Salesforce, those arch marketeers, really nailed it in the early 00’s with their cheesy logo and techie-baiting NO SOFTWARE slogan; as far as the users and customers were concerned, there was no software, just a service.

But, of course, if you’re part of the team that delivers a SaaS product you know there is software, often loads of it, it’s just that the users and the customers can’t see it and don’t care about. And this is an incredibly freeing dynamic for that delivery team.

If you ship desktop office software and you want it to offer a new feature - perhaps the tracking of expenses via the processing of scanned receipts - then the only way to offer that is to write software. We need software to handle the image files, do the image processing of those files, store the successfully processed expense data, inform the user of the receipts the system failed to process, provide a UI for reviewing the successes and failures …

And you’d better do a thorough job of user research and UX design because if you ship something that doesn’t really work for the user it might be another year before their corporate IT team upgrade them to the next version of your software — if they’re still a customer at that point

So what if we were adding expense receipt processing to an existing SaaS product? How much actual software do we need to write?

How would it look if we try to deliver the service by writing as little software as possible?

We need to get the receipts from the user but email is a pretty effective file transfer service, perhaps we don’t write any software for that but publish an email address instead and have someone monitor the inbox?

We need to image process the sent files and maybe this is something we can use an existing AI service for. Or maybe we could just look at them ourselves. Either way, the handling of inbound receipt files and the turning of that into expense data could be orchestrated by a human.

Anything we fail to process could just be emailed back to the user and a human could certainly do a better job of explaining the problem than a computer could (“the last entry and the total amount is smudged but I think it’s either $100 or $108” vs. “can’t parse due to potential data corruption”).

Successfully processed receipt data needs to live somewhere and assuming you don’t want loads of spreadsheets sitting around, maybe we need a database of some kind. There’s some software required here. We also need to be able to get the data into the database so we need some kind of data entry interface but we can train the humans handling the files to use an off-the-shelf data admin tool. They’re not pretty but they certainly do the job.

The user needs to be able to review their successfully processed receipts and whilst we could just email them back what’s stored against them in the database, let’s assume that they actually need to see all of their expense data instantly on demand. So some software is required to let the user list all the entires in their expense database.

By thinking about the service in an software-phobic way we’ve managed to reduce something that requires a large number of individual features and the integration of some fairly specialist image processing software to an email address, some human effort and a database with a single feature to list the entries; hardly the most complex of implementations.

“But that will never work. It will be slow, error prone and expensive. It will never scale.”
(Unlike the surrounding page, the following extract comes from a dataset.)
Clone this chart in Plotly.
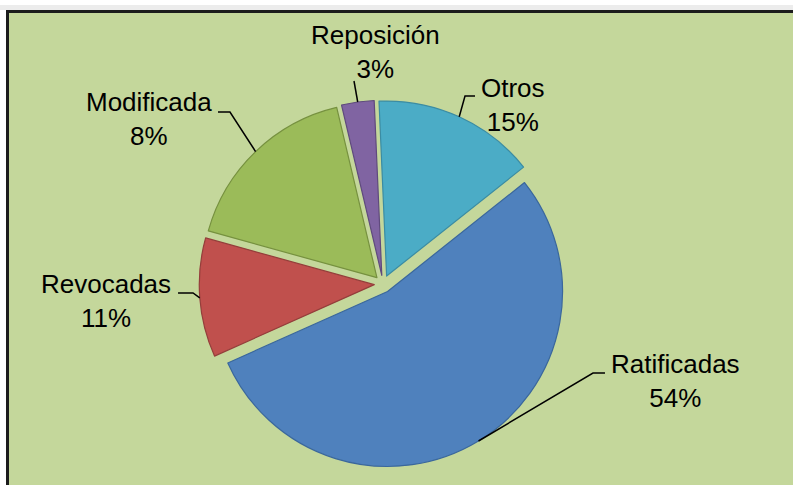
import numpy as np
import plotly.graph_objs as go

# slice data (angles) and the label text shown next to each slice
categories = ["Otros", "Ratificadas", "Revocadas", "Modificada", "Reposición"]
values = [15, 54, 11, 17, 3]
label_pct = ["15%", "54%", "11%", "8%", "3%"]

colors = ["#4BACC6", "#4F81BD", "#C0504D", "#9BBB59", "#8064A2"]
edge_colors = ["#3B8CA3", "#3A679C", "#943E3B", "#76913F", "#5F4A7D"]

W, H = 793, 485
# pie geometry in pixels
cx, cy = 383, 284
radius = 175
pull = 0.05
rotation = -2.5

# where the label blocks sit (pixel centres) and the elbow of each leader line
label_pos = {
    "Otros": (513, 105),
    "Ratificadas": (675, 381),
    "Revocadas": (106, 301),
    "Modificada": (149, 119),
    "Reposición": (375, 52),
}
elbows = {
    "Otros": [(465, 96), (475, 96)],
    "Ratificadas": [(593, 373), (605, 373)],
    "Revocadas": [(193, 293), (178, 293)],
    "Modificada": [(230, 112), (218, 112)],
    "Reposición": [(354, 81)],
}


def to_paper(x, y):
    return x / W, 1 - y / H


half = radius * (1 + pull)
x0, y0 = to_paper(cx - half, cy + half)
x1, y1 = to_paper(cx + half, cy - half)

fig = go.Figure()
fig.add_trace(go.Pie(
    labels=categories,
    values=values,
    sort=False,
    direction="clockwise",
    rotation=rotation,
    pull=[pull] * len(values),
    marker=dict(colors=colors, line=dict(color=edge_colors, width=1.2)),
    textinfo="none",
    hoverinfo="label+percent",
    showlegend=False,
    domain=dict(x=[x0, x1], y=[y0, y1]),
))

shapes = []
# soft shadow above the chart frame
shapes.append(dict(type="rect", xref="paper", yref="paper", layer="below",
                   x0=0, x1=1, y0=1 - 10 / H, y1=1 - 5 / H,
                   fillcolor="#ececec", line=dict(width=0)))
# green chart area with dark frame (runs off the right and bottom)
shapes.append(dict(type="rect", xref="paper", yref="paper", layer="below",
                   x0=7.5 / W, x1=1.05, y0=-0.05, y1=1 - 11.5 / H,
                   fillcolor="#C4D79B", line=dict(color="#1c1c1c", width=3)))

# leader lines: start on the slice edge at its mid angle
total = float(sum(values))
cum = 0.0
annotations = []
for name, v, pct in zip(categories, values, label_pct):
    mid = np.radians(rotation + 360 * (cum + v / 2) / total)
    cum += v
    ex = cx + radius * (1 + pull) * np.sin(mid)
    ey = cy - radius * (1 + pull) * np.cos(mid)
    pts = [(ex, ey)] + elbows[name]
    path = ""
    for i, (px, py) in enumerate(pts):
        qx, qy = to_paper(px, py)
        path += ("M" if i == 0 else " L") + " %.4f %.4f" % (qx, qy)
    shapes.append(dict(type="path", xref="paper", yref="paper", path=path,
                       line=dict(color="black", width=1.5)))

    lx, ly = to_paper(*label_pos[name])
    annotations.append(dict(x=lx, y=ly, xref="paper", yref="paper",
                            text=name + "<br>" + pct, showarrow=False,
                            xanchor="center", yanchor="middle",
                            font=dict(family="Liberation Sans, Arial", size=26, color="black")))

fig.update_layout(
    width=W, height=H,
    margin=dict(l=0, r=0, t=0, b=0),
    paper_bgcolor="white",
    shapes=shapes,
    annotations=annotations,
)

# drop the page's default body margin so the figure fills the window
fig.write_html("out.html", config={"displayModeBar": False},
               post_script="document.body.style.margin='0';document.body.style.overflow='hidden';")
Except that it will actually work.

It may be slow, error prone and expensive, but it will actually process scanned receipts and allow the customer to track expense data. As far as the user is concerned they enter some receipts into the system and get to review processed expense data once they’re processed.

It will also allow you to do some really important things.

It will allow you to assess whether customers really want this service from you at all. Maybe all those customers who told you they wanted you to do this actually decide it’s cheaper to pay some office junior overtime than paying you.

It will help you get the service out the door quickly. If the service is really valuable most customers would rather get that value now (albeit with some rough edges) than wait around for the perfect service to come some undetermined time in the future.

It will help you refine the service before you commit too much money to building the wrong thing. Maybe you’ll find that the customers who are prepared to pay you don’t really care all that much about the processing of the receipts but they do care about cost control. They’re happy to enter the expense data directly but what they really value is a series of notifications and workflows around the build up of expenses.

I think of this as Service Driven Design. Think about the service you want to deliver and find the quickest and simplest way to deliver that to your customers. Work with them to refine the service and resist converting those refinements into code as long as you can.

Of course not every type of service is as amenable to software-phobic implementations as the processing of receipts. And if we’d chosen not to implement the UI for reviewing processed expenses it may be that the service was so bad users simply wouldn’t want to even try it. There is real skill and experience in designing the minimal level of software support for a successful early-stage service. But it can be done.

And let’s say you manage to pull it off and deliver a service that is roughly what customers want. Now you have the slow, error prone and expensive problem.

You’re now faced with the pain caused by all those decisions you made not to develop software.

I think of this as Pain Driven Development. Create some problems for yourselves and then use your implementation skills to solve these problems. Automate the pain away. If the service design is right you will have some breathing space to do so, if the service design is wrong, work on that first.

This can be quite scary the first time you do it. Myself and most product developers I know suffer from ‘techie guilt’: if something I’ve built isn’t perfect for everyone I’ve somehow let the side down by allowing it out the door in its imperfect state. This can be exacerbated if the some of the users of the early service are less than complementary. One time I used this approach I had 99 people telling me how great it was to be able to do what the service allowed them to do and 1 person telling me it was shit and how could any professional person deliver what I’d delivered? Did I sleep easy on the grateful praise of the 99? No I stayed up all night fretting on the dissatisfaction of the one.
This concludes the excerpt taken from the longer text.